» **EXERCISE INPUT**

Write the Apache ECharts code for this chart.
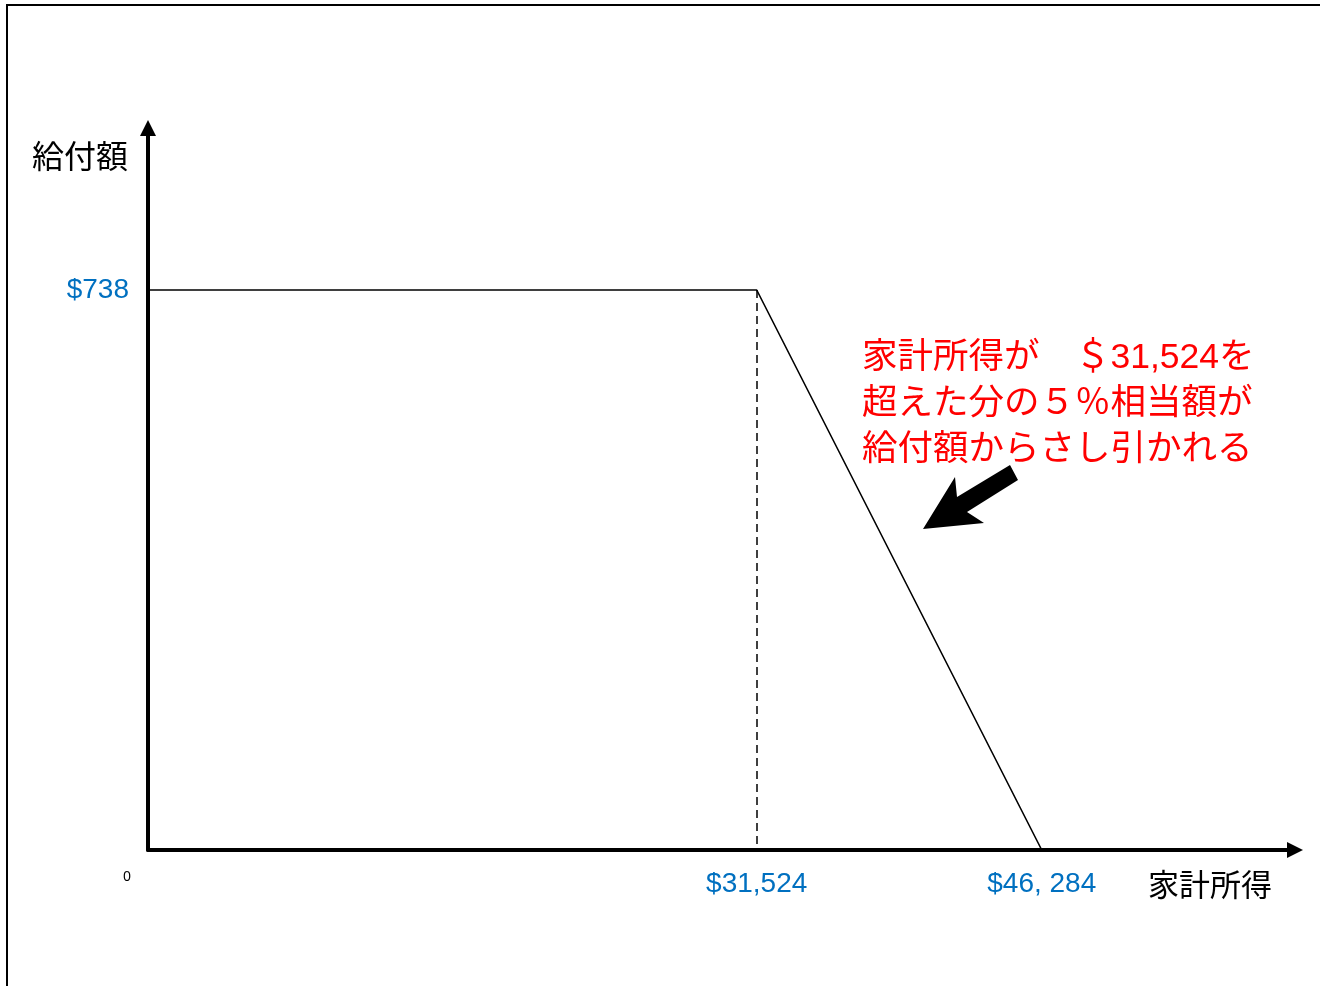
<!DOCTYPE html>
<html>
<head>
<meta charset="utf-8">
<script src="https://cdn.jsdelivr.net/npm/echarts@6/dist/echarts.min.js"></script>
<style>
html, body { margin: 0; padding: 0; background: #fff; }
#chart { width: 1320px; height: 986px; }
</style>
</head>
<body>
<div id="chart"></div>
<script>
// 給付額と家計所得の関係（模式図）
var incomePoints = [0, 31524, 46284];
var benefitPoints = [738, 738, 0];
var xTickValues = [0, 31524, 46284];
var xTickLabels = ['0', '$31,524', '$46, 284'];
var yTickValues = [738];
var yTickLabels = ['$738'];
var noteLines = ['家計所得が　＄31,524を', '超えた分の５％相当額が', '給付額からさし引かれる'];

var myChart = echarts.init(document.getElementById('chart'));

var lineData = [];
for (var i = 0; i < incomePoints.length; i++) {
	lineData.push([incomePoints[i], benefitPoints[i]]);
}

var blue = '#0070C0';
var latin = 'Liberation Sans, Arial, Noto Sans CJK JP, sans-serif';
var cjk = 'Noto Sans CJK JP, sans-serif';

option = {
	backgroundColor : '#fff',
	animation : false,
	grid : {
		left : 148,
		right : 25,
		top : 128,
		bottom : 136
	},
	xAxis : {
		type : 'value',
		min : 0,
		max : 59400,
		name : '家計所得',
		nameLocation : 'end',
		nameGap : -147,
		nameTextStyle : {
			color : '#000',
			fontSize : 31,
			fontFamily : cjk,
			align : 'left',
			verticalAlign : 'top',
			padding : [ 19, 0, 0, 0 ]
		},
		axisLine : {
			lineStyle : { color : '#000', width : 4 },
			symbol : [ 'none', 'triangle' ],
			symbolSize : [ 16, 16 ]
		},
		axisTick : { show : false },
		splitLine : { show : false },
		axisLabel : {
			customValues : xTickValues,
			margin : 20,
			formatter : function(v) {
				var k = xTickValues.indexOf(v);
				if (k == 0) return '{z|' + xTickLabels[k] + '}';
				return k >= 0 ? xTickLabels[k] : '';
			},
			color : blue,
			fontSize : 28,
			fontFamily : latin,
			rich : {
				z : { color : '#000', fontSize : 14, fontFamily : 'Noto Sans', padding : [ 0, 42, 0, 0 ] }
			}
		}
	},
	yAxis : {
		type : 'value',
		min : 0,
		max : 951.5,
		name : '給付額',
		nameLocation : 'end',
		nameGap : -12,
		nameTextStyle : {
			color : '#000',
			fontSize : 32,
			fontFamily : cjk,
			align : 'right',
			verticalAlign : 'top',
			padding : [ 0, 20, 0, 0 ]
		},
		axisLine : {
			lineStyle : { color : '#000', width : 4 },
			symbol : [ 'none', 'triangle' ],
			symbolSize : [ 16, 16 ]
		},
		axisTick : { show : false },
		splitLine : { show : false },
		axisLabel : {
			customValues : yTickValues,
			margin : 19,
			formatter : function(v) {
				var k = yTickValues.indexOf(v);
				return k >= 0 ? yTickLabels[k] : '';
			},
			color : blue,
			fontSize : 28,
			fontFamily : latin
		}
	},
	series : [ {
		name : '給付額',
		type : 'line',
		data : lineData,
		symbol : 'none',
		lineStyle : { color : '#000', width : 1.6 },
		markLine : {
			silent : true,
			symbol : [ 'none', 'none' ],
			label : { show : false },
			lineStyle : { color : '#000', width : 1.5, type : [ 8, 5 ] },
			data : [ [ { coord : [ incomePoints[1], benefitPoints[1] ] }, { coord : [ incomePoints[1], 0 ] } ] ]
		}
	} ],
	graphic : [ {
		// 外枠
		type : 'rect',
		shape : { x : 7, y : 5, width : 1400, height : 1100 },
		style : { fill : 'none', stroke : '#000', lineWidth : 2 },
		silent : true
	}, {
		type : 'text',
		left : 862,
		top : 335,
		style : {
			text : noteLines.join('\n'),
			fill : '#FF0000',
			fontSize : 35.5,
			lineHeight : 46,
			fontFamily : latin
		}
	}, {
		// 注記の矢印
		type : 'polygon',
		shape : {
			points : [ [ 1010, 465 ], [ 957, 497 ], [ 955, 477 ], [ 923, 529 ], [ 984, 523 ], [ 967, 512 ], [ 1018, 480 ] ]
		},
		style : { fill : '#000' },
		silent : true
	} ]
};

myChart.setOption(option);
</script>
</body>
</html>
...
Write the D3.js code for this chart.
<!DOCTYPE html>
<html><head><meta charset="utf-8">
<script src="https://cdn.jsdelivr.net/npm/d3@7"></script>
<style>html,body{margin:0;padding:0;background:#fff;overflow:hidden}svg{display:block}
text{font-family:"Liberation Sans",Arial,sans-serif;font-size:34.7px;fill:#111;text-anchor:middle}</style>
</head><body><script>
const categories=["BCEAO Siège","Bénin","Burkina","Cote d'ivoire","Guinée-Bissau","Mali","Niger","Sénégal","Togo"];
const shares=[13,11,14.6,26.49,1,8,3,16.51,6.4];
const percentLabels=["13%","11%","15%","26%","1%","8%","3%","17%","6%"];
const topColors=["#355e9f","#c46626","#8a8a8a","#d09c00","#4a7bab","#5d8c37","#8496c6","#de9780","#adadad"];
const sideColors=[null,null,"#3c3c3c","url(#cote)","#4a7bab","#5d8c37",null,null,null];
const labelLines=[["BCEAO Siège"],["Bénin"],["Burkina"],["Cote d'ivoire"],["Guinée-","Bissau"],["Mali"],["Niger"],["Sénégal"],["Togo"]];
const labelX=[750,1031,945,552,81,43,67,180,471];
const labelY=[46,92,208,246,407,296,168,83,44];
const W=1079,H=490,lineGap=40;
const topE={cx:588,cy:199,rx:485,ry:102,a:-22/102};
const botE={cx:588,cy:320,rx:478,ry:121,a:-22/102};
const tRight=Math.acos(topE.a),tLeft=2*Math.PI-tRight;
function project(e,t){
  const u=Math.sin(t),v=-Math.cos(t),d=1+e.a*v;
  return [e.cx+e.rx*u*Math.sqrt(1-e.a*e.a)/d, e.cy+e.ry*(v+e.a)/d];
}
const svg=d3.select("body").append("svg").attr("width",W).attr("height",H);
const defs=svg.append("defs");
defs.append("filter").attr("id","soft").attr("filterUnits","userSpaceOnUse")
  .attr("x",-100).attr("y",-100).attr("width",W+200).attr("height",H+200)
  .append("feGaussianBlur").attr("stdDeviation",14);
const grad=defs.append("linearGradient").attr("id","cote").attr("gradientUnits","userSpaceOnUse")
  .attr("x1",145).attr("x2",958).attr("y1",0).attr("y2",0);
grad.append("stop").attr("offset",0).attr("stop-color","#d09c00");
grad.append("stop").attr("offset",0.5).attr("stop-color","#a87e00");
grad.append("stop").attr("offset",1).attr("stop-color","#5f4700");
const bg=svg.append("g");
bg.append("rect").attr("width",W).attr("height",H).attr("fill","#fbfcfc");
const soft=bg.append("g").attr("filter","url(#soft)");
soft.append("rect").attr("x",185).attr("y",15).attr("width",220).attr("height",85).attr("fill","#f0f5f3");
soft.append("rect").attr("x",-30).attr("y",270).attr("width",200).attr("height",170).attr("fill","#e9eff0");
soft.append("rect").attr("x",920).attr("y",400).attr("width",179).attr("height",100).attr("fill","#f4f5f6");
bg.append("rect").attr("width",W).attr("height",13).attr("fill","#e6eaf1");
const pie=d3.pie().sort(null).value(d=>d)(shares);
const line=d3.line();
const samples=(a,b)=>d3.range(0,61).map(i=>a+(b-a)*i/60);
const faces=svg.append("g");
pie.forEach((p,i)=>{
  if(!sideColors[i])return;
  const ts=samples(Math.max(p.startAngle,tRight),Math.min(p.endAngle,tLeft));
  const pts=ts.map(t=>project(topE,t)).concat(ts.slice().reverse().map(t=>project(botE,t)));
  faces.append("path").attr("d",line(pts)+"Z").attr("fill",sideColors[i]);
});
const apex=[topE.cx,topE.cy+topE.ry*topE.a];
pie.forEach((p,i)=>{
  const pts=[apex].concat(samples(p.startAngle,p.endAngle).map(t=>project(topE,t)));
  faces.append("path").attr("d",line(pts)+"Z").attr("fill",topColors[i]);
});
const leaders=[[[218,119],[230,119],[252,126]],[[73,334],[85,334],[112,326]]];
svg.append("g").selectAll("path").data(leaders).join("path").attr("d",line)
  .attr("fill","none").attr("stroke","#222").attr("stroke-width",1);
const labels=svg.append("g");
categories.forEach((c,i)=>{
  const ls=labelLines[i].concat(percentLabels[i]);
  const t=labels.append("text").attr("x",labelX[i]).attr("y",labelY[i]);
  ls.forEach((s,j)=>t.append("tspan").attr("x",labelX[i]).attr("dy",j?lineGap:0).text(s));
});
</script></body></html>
* * *
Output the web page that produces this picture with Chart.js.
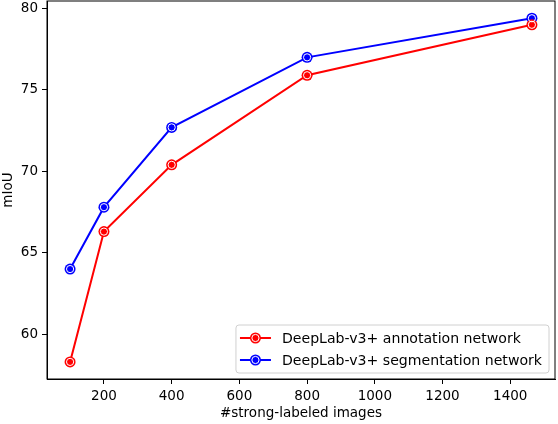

» **WRITTEN TASK**
Copy the listing above exactly, but only from the line with "Write the Apache ECharts code for this chart." through the line with "var cjk = 'Noto Sans CJK JP, sans-serif';", including those two lines and excluding any picture.

» **EXPECTED OUTPUT**
Write the Apache ECharts code for this chart.
<!DOCTYPE html>
<html>
<head>
<meta charset="utf-8">
<script src="https://cdn.jsdelivr.net/npm/echarts@6/dist/echarts.min.js"></script>
<style>
html, body { margin: 0; padding: 0; background: #fff; }
#chart { width: 1320px; height: 986px; }
</style>
</head>
<body>
<div id="chart"></div>
<script>
// 給付額と家計所得の関係（模式図）
var incomePoints = [0, 31524, 46284];
var benefitPoints = [738, 738, 0];
var xTickValues = [0, 31524, 46284];
var xTickLabels = ['0', '$31,524', '$46, 284'];
var yTickValues = [738];
var yTickLabels = ['$738'];
var noteLines = ['家計所得が　＄31,524を', '超えた分の５％相当額が', '給付額からさし引かれる'];

var myChart = echarts.init(document.getElementById('chart'));

var lineData = [];
for (var i = 0; i < incomePoints.length; i++) {
	lineData.push([incomePoints[i], benefitPoints[i]]);
}

var blue = '#0070C0';
var latin = 'Liberation Sans, Arial, Noto Sans CJK JP, sans-serif';
var cjk = 'Noto Sans CJK JP, sans-serif';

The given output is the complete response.